Boutique inn will feature 272 rooms above North Station and a ‘living room’ open to the public

Photo via the citizenM Bowery in New York

Hotel chain citizenM out of Amsterdam is opening its first Boston outpost—and third in the United States—on August 5. The long-anticipated inn is part of the under-construction Hub on Causeway development on and around TD Garden.

Designed by Gensler out of its Boston office and Amsterdam-based Concrete, the 272-room hotel will be right above North Station and will feature pod-like rooms spread over eight floors. Each will have modern technological amenities such as iPad room controls for lights, temperature, television, and blinds and Skype call rates.

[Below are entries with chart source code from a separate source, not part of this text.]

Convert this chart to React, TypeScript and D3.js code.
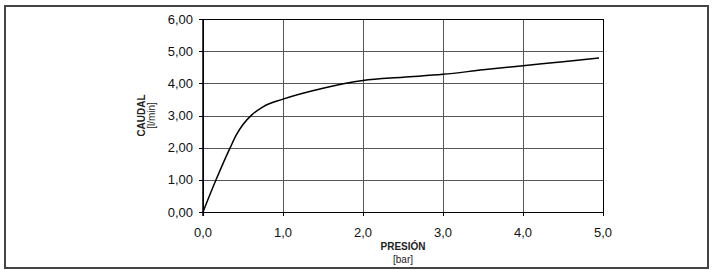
import React, { useEffect, useRef } from 'react';
import * as d3 from 'd3';

// Caudal vs presión curve
const presion = [0, 0.163, 0.34, 0.42, 0.5, 0.61, 0.75, 1.0, 1.5, 2.0, 2.5, 3.0, 3.5, 4.0, 4.5, 4.95];
const caudal = [0, 1.0, 2.0, 2.41, 2.72, 3.02, 3.27, 3.51, 3.85, 4.09, 4.19, 4.28, 4.42, 4.55, 4.67, 4.79];
const xTicks = [0, 1, 2, 3, 4, 5];
const yTicks = [0, 1, 2, 3, 4, 5, 6];

const W = 713;
const H = 270;
const margin = { left: 203, right: 110, top: 19, bottom: 58 };
const font = 'Arial, "Liberation Sans", sans-serif';

const App = () => {
  const svgRef = useRef<SVGSVGElement>(null);

  useEffect(() => {
    const svg = d3.select(svgRef.current);
    svg.selectAll('*').remove();

    const x = d3.scaleLinear().domain([0, 5]).range([margin.left, W - margin.right]);
    const y = d3.scaleLinear().domain([0, 6]).range([H - margin.bottom, margin.top]);

    // outer frame
    svg.append('rect')
      .attr('x', 5).attr('y', 6).attr('width', 703).attr('height', 262)
      .attr('fill', '#fff').attr('stroke', '#444').attr('stroke-width', 2);

    // grid
    const grid = svg.append('g').attr('stroke', '#555').attr('stroke-width', 1).attr('shape-rendering', 'crispEdges');
    grid.selectAll('line.h').data(yTicks.slice(1, -1)).join('line')
      .attr('x1', x(0)).attr('x2', x(5)).attr('y1', d => Math.round(y(d)) + 0.5).attr('y2', d => Math.round(y(d)) + 0.5);
    grid.selectAll('line.v').data(xTicks.slice(1, -1)).join('line')
      .attr('y1', y(0)).attr('y2', y(6)).attr('x1', d => Math.round(x(d)) + 0.5).attr('x2', d => Math.round(x(d)) + 0.5);

    // plot border
    svg.append('rect')
      .attr('x', x(0)).attr('y', y(6)).attr('width', x(5) - x(0)).attr('height', y(0) - y(6))
      .attr('fill', 'none').attr('stroke', '#000').attr('stroke-width', 1).attr('shape-rendering', 'crispEdges');
    svg.append('line')
      .attr('x1', x(0)).attr('x2', x(0)).attr('y1', y(6)).attr('y2', y(0) + 4)
      .attr('stroke', '#000').attr('stroke-width', 1.5);

    // ticks
    const ticks = svg.append('g').attr('stroke', '#000').attr('stroke-width', 1).attr('shape-rendering', 'crispEdges');
    ticks.selectAll('line.yt').data(yTicks).join('line')
      .attr('x1', x(0) - 4).attr('x2', x(0)).attr('y1', d => Math.round(y(d)) + 0.5).attr('y2', d => Math.round(y(d)) + 0.5);
    const ticksX = svg.append('g').attr('stroke', '#000').attr('stroke-width', 1).attr('shape-rendering', 'crispEdges');
    ticksX.selectAll('line').data(xTicks).join('line')
      .attr('y1', y(0)).attr('y2', y(0) + 4).attr('x1', d => Math.round(x(d)) + 0.5).attr('x2', d => Math.round(x(d)) + 0.5);

    // tick labels
    svg.append('g').selectAll('text').data(yTicks).join('text')
      .attr('x', x(0) - 10).attr('y', d => y(d)).attr('dy', '0.35em')
      .attr('text-anchor', 'end').attr('font-family', font).attr('font-size', 13).attr('fill', '#111')
      .text(d => d3.format('.2f')(d).replace('.', ','));
    svg.append('g').selectAll('text').data(xTicks).join('text')
      .attr('x', d => x(d)).attr('y', y(0) + 25)
      .attr('text-anchor', 'middle').attr('font-family', font).attr('font-size', 13).attr('fill', '#111')
      .text(d => d3.format('.1f')(d).replace('.', ','));

    // axis titles
    const cx = (x(0) + x(5)) / 2;
    svg.append('text').attr('x', cx).attr('y', 250).attr('text-anchor', 'middle')
      .attr('font-family', font).attr('font-size', 10).attr('font-weight', 'bold').attr('fill', '#222').text('PRESIÓN');
    svg.append('text').attr('x', cx).attr('y', 263).attr('text-anchor', 'middle')
      .attr('font-family', font).attr('font-size', 10).attr('fill', '#222').text('[bar]');
    const cy = (y(0) + y(6)) / 2;
    svg.append('text').attr('transform', `translate(145,${cy}) rotate(-90)`).attr('text-anchor', 'middle')
      .attr('font-family', font).attr('font-size', 10).attr('font-weight', 'bold').attr('fill', '#222').text('CAUDAL');
    svg.append('text').attr('transform', `translate(155,${cy}) rotate(-90)`).attr('text-anchor', 'middle')
      .attr('font-family', font).attr('font-size', 10).attr('fill', '#222').text('[l/min]');

    // curve
    const line = d3.line<number>()
      .x((_, i) => x(presion[i]))
      .y(d => y(d))
      .curve(d3.curveMonotoneX);
    svg.append('path').datum(caudal)
      .attr('d', line)
      .attr('fill', 'none').attr('stroke', '#000').attr('stroke-width', 1.5);
  }, []);

  return (
    <svg ref={svgRef} width={W} height={H} style={{ position: 'absolute', left: 0, top: 0 }} />
  );
};

export default App;
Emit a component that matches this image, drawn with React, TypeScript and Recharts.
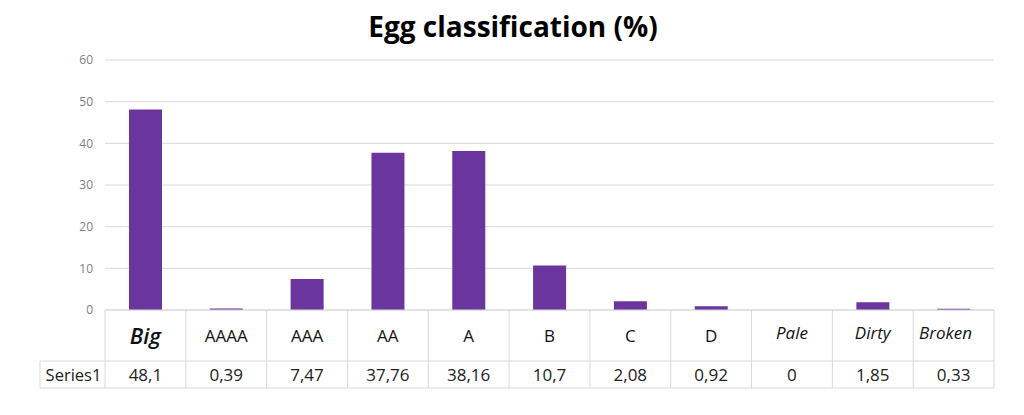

The main entrance will be on the ground-floor on Causeway Street, which will lead to what the brand describes as one-minute self-service kiosks. From there guests—and the general public—can go four levels to a “signature living room” featuring artwork, books, designer furniture, and 24-7 food and drinks. There will also be an outdoor terrace off the living room with ping-ping tables and more designer furniture.

The brand also says its new hotel will be connected to TD Garden.

CitizenM launched in 2008 with a location at Amsterdam’s Schiphol Airport. Its first U.S. location opened in New York City in 2014, with another following in Gotham four years later.

The brand bills itself around the idea of “affordable luxury for the people”—or what it describes as higher-end hotel finishes and vibes without the hefty price tag. Rooms at the North Station location start at $254 a night, which is either average or just below average for Boston hotels, depending on the statistics cited.

The hotel will open in a particularly strong regional hospitality market. The nightly occupancy rate for Boston and Cambridge hotels was nearly 76 percent by the end of 2018, and has hovered around that percentage for several years now.

Plus, the region remains a fertile one for hospitality investors and developers (probably because of that consistently high demand). There have been major hotel sales, including of the Mandarin Oriental and the Hotel Commonwealth, and major openings and renovations, including of the Langham and the Taj Boston, in recent years.

There are also numerous hotels under development in the region, adding thousands of rooms. The biggest is a 1,055-key inn from Omni Hotels & Resorts and its partners across from the Boston Convention and Exhibition Center in the Seaport District.